People will like you more if you accept their offers of kindness. —Dr. Richard Fields
I had a professor in university who once shared that nugget of wisdom with me. It’s rang true time and time again in my life. For example, if someone offers to buy you a coffee, you should accept their offer regardless of whether you want the coffee or not. Think about it: If you accept the coffee, they feel good about themselves because they’ve done you a kindness. If you politely refuse the offer, they feel rejected.
And nobody likes to be rejected.
Here in South America, or more specifically in the Latin American culture, accepting offers is of the utmost importance if you want to make friends. When you’re invited to someone’s home for a meal, you’ll be offered a second helping. And then a third. Followed by dessert. And probably tea and coffee. After that, you might go for a walk and they’ll offer to buy you chocolate as a finishing touch. You’ll be so full it hurts, but if you turn down any of these offers, your hosts will be offended.
If I accepted all of the food and drink offered to me in these countries, I’d be 300 lbs with diabetes. Graham the Whale, they would call me.

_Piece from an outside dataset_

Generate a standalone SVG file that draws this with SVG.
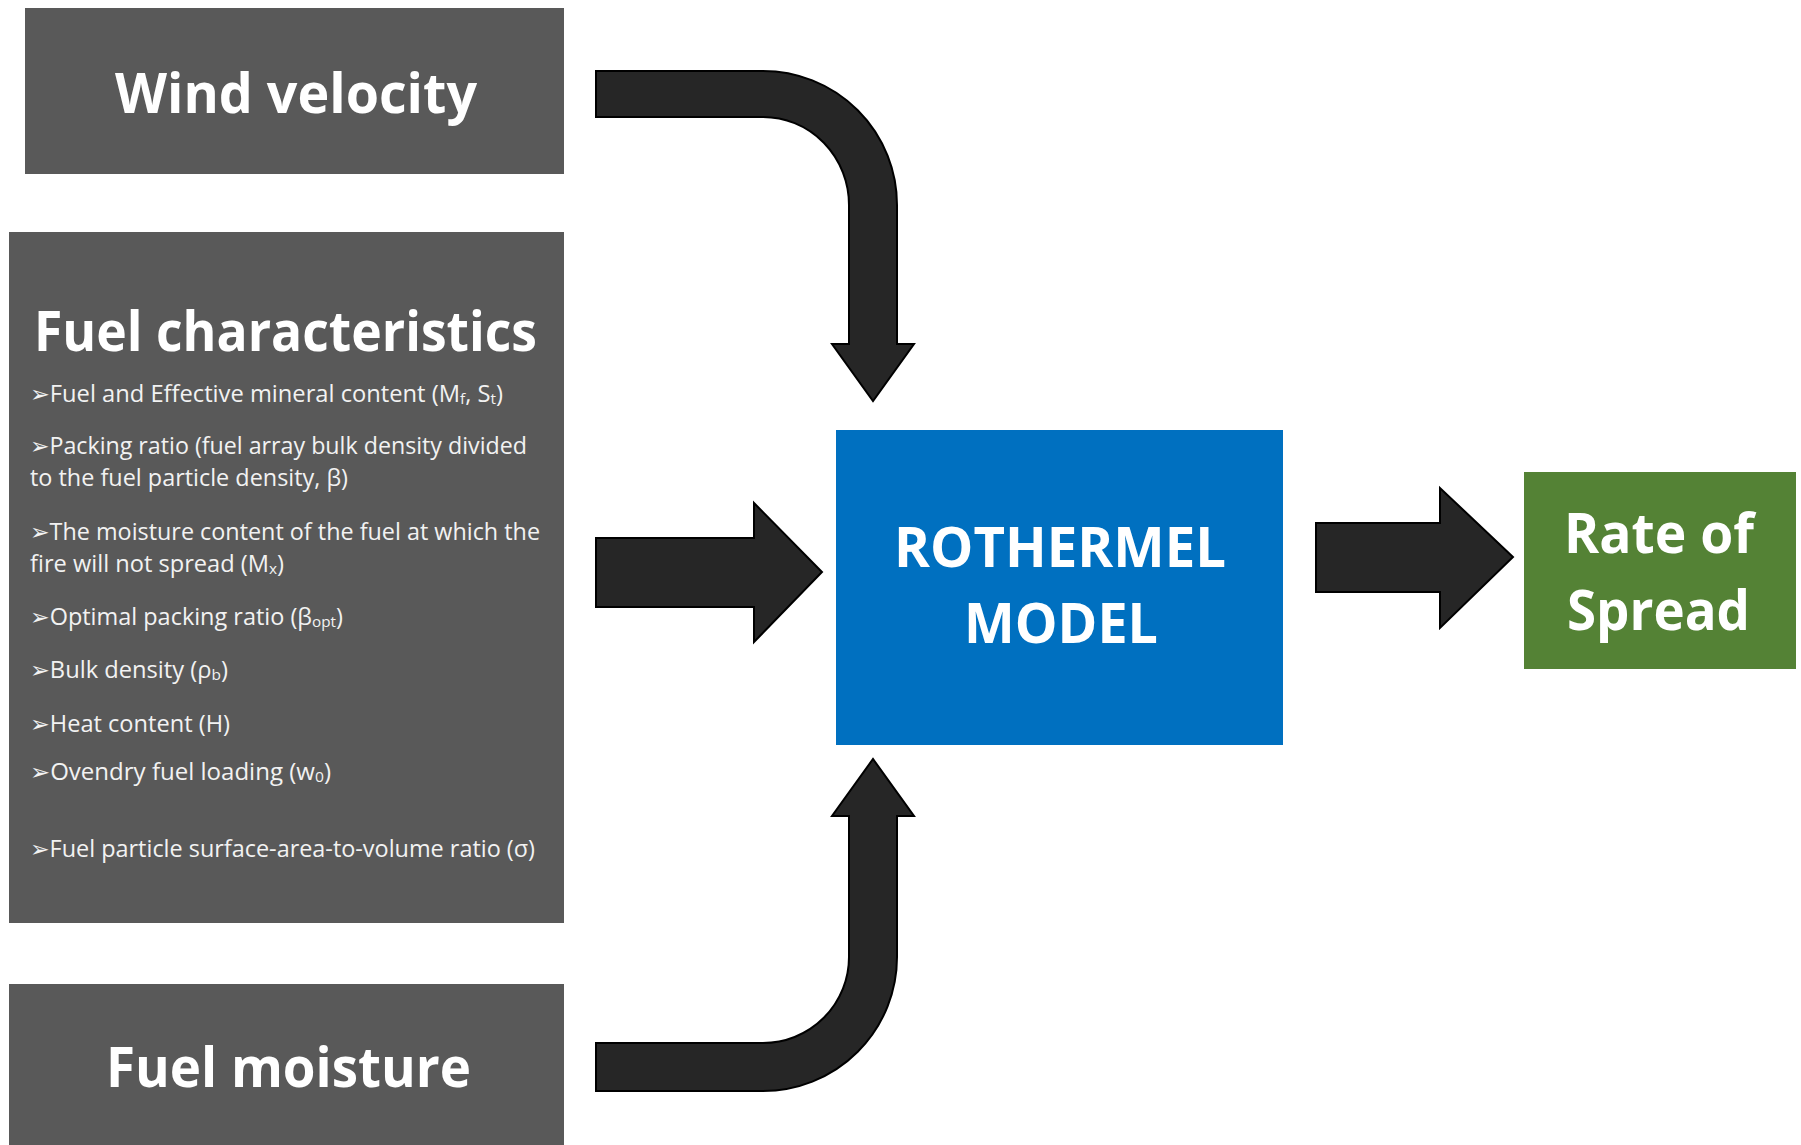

Another cultural custom I initially failed at was kissing. Here in Latin America, people kiss you on the cheek when you arrive. And when you leave. You kiss when you awake. And when you go to sleep. I was at a lunch party last week where I kissed no less than 17 people before leaving. Goodbyes here take time.
I’ve written about kissing before. It’s seriously important.

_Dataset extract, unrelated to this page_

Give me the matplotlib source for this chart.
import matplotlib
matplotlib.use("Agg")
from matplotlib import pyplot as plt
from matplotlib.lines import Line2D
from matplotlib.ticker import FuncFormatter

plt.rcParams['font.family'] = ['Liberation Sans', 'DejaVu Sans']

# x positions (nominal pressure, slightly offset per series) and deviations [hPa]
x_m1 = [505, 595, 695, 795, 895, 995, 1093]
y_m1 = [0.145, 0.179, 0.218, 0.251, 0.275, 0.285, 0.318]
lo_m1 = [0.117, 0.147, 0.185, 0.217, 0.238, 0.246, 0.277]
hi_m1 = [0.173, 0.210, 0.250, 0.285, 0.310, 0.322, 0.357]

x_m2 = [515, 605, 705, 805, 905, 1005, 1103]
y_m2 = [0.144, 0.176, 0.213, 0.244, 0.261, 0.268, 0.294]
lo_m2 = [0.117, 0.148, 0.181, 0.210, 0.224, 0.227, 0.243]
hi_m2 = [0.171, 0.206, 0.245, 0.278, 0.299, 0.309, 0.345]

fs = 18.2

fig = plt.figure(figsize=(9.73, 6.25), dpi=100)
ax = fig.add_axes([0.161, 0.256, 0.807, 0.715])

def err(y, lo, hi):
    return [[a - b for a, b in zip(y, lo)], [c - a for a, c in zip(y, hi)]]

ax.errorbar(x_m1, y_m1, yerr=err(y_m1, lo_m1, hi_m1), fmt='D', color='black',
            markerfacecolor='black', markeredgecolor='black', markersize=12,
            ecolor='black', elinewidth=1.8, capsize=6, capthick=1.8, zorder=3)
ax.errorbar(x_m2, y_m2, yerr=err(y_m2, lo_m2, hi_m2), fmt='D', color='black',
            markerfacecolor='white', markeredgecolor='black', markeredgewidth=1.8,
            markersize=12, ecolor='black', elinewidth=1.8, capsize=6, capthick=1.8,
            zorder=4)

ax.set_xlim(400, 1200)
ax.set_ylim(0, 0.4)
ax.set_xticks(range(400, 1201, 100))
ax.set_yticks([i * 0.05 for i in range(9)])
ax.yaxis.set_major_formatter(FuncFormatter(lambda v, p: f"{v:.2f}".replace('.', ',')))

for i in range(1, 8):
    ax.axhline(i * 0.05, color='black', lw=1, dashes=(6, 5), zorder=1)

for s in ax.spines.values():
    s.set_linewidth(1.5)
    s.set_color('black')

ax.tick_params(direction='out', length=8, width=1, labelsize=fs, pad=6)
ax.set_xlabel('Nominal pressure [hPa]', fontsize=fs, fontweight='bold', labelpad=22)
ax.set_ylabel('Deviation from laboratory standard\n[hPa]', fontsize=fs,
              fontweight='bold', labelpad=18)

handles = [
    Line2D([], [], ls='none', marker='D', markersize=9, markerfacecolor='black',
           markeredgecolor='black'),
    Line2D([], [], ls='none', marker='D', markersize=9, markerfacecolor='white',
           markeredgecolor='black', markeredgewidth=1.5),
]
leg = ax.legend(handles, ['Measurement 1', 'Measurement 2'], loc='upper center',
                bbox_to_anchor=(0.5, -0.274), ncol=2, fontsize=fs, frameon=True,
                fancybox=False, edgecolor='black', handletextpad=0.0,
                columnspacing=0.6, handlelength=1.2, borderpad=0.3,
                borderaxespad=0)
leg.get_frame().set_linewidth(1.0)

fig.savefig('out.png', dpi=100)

My CouchSurfing host, bless her heart, sat me down for an honest chat one night.
“I must ask you, are you always this distant?”
“I’m sorry, I don’t understand. Distant?”
“Well, you never kiss me or hug me when you leave or go to bed.”
I offended my gracious host without even realizing it. I know I can be dense sometimes—naive, some might say—but I like to think I know when I’ve offended somebody so I can at least apologize. That, however, has not been my experience thus far.
Lesson learned: Be extremely sensitive to the culture of the people you’re living amongst. Observe those around you and ask if you feel you may have offended someone. Learn the customs. And most importantly, appreciate the differences.